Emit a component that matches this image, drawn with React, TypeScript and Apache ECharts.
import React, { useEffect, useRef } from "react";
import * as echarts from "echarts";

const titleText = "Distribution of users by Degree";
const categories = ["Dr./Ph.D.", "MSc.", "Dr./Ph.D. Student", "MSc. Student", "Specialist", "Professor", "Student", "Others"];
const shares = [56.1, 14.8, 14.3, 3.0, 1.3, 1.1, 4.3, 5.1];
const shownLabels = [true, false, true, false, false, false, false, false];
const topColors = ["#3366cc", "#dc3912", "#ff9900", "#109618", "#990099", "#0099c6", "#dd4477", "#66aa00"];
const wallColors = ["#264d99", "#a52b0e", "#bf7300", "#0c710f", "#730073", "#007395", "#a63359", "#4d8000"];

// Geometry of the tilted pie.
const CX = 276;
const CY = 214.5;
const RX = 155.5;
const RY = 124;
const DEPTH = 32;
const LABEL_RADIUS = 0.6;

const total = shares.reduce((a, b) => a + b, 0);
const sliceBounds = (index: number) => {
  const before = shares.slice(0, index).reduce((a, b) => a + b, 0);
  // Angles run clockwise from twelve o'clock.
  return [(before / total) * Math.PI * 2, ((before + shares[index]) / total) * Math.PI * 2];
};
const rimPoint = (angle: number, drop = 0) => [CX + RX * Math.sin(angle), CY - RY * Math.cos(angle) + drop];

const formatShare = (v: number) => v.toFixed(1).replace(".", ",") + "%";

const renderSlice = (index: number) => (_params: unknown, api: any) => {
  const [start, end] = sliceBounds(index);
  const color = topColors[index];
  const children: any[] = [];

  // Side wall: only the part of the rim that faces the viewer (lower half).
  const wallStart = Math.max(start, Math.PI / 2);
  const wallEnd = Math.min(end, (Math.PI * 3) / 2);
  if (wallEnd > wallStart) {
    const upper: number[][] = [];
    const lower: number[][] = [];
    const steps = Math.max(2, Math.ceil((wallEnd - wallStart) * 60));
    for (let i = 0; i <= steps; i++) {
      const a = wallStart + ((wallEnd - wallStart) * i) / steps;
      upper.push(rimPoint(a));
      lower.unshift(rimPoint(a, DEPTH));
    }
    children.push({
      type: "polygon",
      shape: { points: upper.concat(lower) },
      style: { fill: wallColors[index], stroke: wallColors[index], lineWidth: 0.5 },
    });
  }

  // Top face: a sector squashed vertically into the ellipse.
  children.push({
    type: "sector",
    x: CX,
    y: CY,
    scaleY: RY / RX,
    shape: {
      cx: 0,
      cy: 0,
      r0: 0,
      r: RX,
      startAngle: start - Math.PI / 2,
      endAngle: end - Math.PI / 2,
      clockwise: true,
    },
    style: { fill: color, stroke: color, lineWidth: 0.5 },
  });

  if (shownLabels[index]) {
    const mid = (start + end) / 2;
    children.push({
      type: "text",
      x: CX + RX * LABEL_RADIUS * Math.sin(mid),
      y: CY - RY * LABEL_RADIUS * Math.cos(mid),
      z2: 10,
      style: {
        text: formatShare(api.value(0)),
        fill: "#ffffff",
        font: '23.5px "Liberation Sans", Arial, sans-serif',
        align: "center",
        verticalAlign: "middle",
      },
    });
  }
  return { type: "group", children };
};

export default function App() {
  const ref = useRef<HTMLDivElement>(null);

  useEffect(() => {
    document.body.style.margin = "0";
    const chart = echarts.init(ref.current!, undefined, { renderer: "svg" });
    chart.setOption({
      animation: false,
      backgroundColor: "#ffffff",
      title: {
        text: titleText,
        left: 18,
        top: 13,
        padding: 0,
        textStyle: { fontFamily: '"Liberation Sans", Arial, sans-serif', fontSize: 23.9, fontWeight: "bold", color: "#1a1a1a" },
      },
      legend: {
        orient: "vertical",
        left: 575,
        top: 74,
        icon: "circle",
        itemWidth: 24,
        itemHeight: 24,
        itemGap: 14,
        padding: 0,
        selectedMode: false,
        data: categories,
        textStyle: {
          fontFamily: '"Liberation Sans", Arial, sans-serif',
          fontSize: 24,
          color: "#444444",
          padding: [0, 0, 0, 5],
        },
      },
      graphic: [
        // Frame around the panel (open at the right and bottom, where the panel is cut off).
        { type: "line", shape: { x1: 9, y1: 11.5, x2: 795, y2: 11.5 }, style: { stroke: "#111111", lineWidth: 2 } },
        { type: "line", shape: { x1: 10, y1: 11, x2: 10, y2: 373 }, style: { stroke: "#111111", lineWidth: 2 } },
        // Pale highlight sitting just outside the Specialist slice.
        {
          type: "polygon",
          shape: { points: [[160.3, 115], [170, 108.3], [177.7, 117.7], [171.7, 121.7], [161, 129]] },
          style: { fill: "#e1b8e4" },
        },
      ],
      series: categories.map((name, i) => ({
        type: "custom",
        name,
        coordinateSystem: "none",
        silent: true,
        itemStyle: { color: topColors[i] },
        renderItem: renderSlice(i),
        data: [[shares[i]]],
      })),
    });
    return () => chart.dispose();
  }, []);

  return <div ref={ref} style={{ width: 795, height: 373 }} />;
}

#### OBJECTIVE:
What are the exact lines from the beginning of the material through the line containing "const formatShare = (v: number)"? Write out those lines alone.

#### TASK ANSWER:
Emit a component that matches this image, drawn with React, TypeScript and Apache ECharts.
import React, { useEffect, useRef } from "react";
import * as echarts from "echarts";

const titleText = "Distribution of users by Degree";
const categories = ["Dr./Ph.D.", "MSc.", "Dr./Ph.D. Student", "MSc. Student", "Specialist", "Professor", "Student", "Others"];
const shares = [56.1, 14.8, 14.3, 3.0, 1.3, 1.1, 4.3, 5.1];
const shownLabels = [true, false, true, false, false, false, false, false];
const topColors = ["#3366cc", "#dc3912", "#ff9900", "#109618", "#990099", "#0099c6", "#dd4477", "#66aa00"];
const wallColors = ["#264d99", "#a52b0e", "#bf7300", "#0c710f", "#730073", "#007395", "#a63359", "#4d8000"];

// Geometry of the tilted pie.
const CX = 276;
const CY = 214.5;
const RX = 155.5;
const RY = 124;
const DEPTH = 32;
const LABEL_RADIUS = 0.6;

const total = shares.reduce((a, b) => a + b, 0);
const sliceBounds = (index: number) => {
  const before = shares.slice(0, index).reduce((a, b) => a + b, 0);
  // Angles run clockwise from twelve o'clock.
  return [(before / total) * Math.PI * 2, ((before + shares[index]) / total) * Math.PI * 2];
};
const rimPoint = (angle: number, drop = 0) => [CX + RX * Math.sin(angle), CY - RY * Math.cos(angle) + drop];

const formatShare = (v: number) => v.toFixed(1).replace(".", ",") + "%";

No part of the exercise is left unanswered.